Hildebrand was focused on building a system that could potentially be rolled out to 3 million homes. But Eisen knew it was unlikely that all or even most of those households would simultaneously log on to the Smart Metering site and start doing analytics. With that in mind, Hildebrand conducted its testing under the conservative assumption that 2% of households would be using Smart Metering for analytical purposes at any given time.
That hypothetical 2% of households could conceivably use the system to compare things like total Microsoft X-Box usage in May of this year vs. May of last year, Eisen said. Or, in another example, a person could use the Smart Metering site to find out the current tariff on energy and then calculate how much he would have to pay if he switched energy providers – something that U.K. households are entitled to do every 42 days.
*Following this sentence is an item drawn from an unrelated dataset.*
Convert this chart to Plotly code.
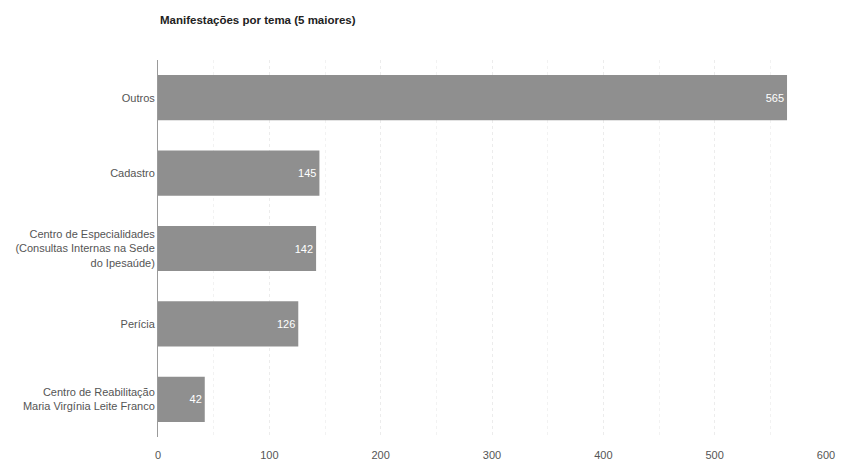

During the first major test of the system, Hildebrand – using a quad-core, dual processing Intel-based server -- simulated 3 million homes sending readings once per minute and was able to capture almost all of it. Then Hildebrand moved to a slightly larger server and met its goal of handling 50,000 inserts per second while delivering analytic responses to 2% of the simulated homes in one to three seconds.
The new monitors will give researchers the chance to study energy usage data and find out whether giving consumers better tools to monitor energy consumption will lead to a smaller carbon footprint.
Customization needed for better time series processing
Working inside the IBM development labs to simulate a live environment that could handle the load, Eisen and his team found it necessary to do some considerable customizing.
“Even with the performance that [the TimeSeries] gets,” Eisen said, “if you’re putting in truly random data -- and by random data, I mean data coming in from 3 million houses, so you don’t know what order it’s coming in or how you’re going to file it -- it still doesn’t cope.”
As a result, Hildebrand developed its own relational, in-memory front-end database that basically acts as a filter for TimeSeries. Eisen said the front-end database aggregates and sorts incoming data before it gets into the time series processing database. It also improves overall performance by providing a place to store some information in-memory. He said the customized front end database is used primarily to drive any information that needs to appear on the Smart Metering sites instantaneously.
“You want to get [some] data into the application [quickly] because the user might be looking at the website at that moment, and they just turned their kettle on, and they would kind of like to see the dial go up just to know that it’s working,” he said.
Hildebrand considered using IBM’s SolidDB, an in-memory relational database management system used for similar tasks, but SolidDB doesn’t support TimeSeries.
“The data goes into a [customized] in-memory set of structures, then gets into the website and gets aggregated,” Eisen explained. “Certain averages are calculated out of it, and then it gets slashed into the TimeSeries periodically.”